Thursday, April 11, 2013

a poem by Hermann Hesse


Lying in the Grass

Is this everything now, the quick delusions of flowers,
And the down colors of the bright summer meadow,
The soft blue spread of heaven, the bees' song,
Is this everything only a god's
Groaning dream,
The cry of unconscious powers for deliverance?
The distant line of the mountain,
That beautifully and courageously rests in the blue,
Is this too only a convulsion,
Only the wild strain of fermenting nature,
Only grief, only agony, only meaningless fumbling,
Never resting, never a blessed movement?
No! Leave me alone, you impure dream
Of the world in suffering!
The dance of tiny insects cradles you in an evening radiance,
The bird's cry cradles you,
A breath of wind cools my forehead
With consolation.
Leave me alone, you unendurably old human grief!
Let it all be pain.
Let it all be suffering, let it be wretched-
But not this one sweet hour in the summer,
And not the fragrance of the red clover,
And not the deep tender pleasure
In my soul.


Translated by James Wright


A person can read this poem and say, "Well...that was nice. Next."

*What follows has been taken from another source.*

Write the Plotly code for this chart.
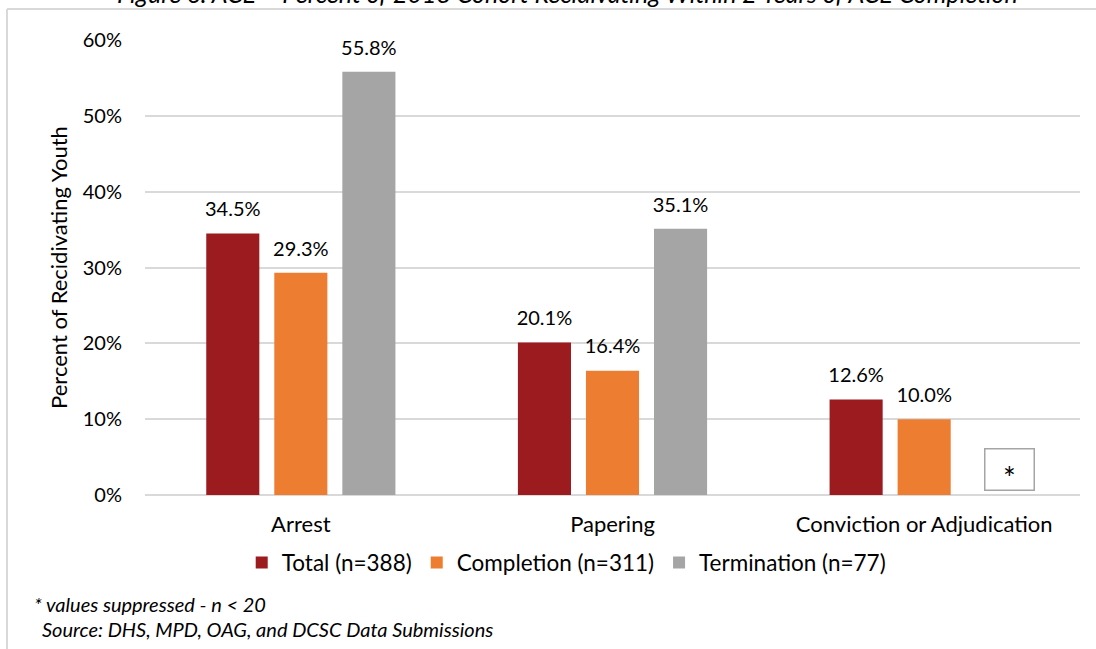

Or one can read it as a thing perturbed by the ghost of Schopenhauer, disturbed by the Weltschmerz of German Romanticism.  

Some phrases leap off the page:
the quick delusions of flowers
cradles you in an evening radiance
this one sweet hour in the summer
the fragrance of the red clover

One can read this poem as a thing containing aesthetic energy. As a lyrical bringing to light a moment of waking dream -- a duration of shadowed pause in angsty time.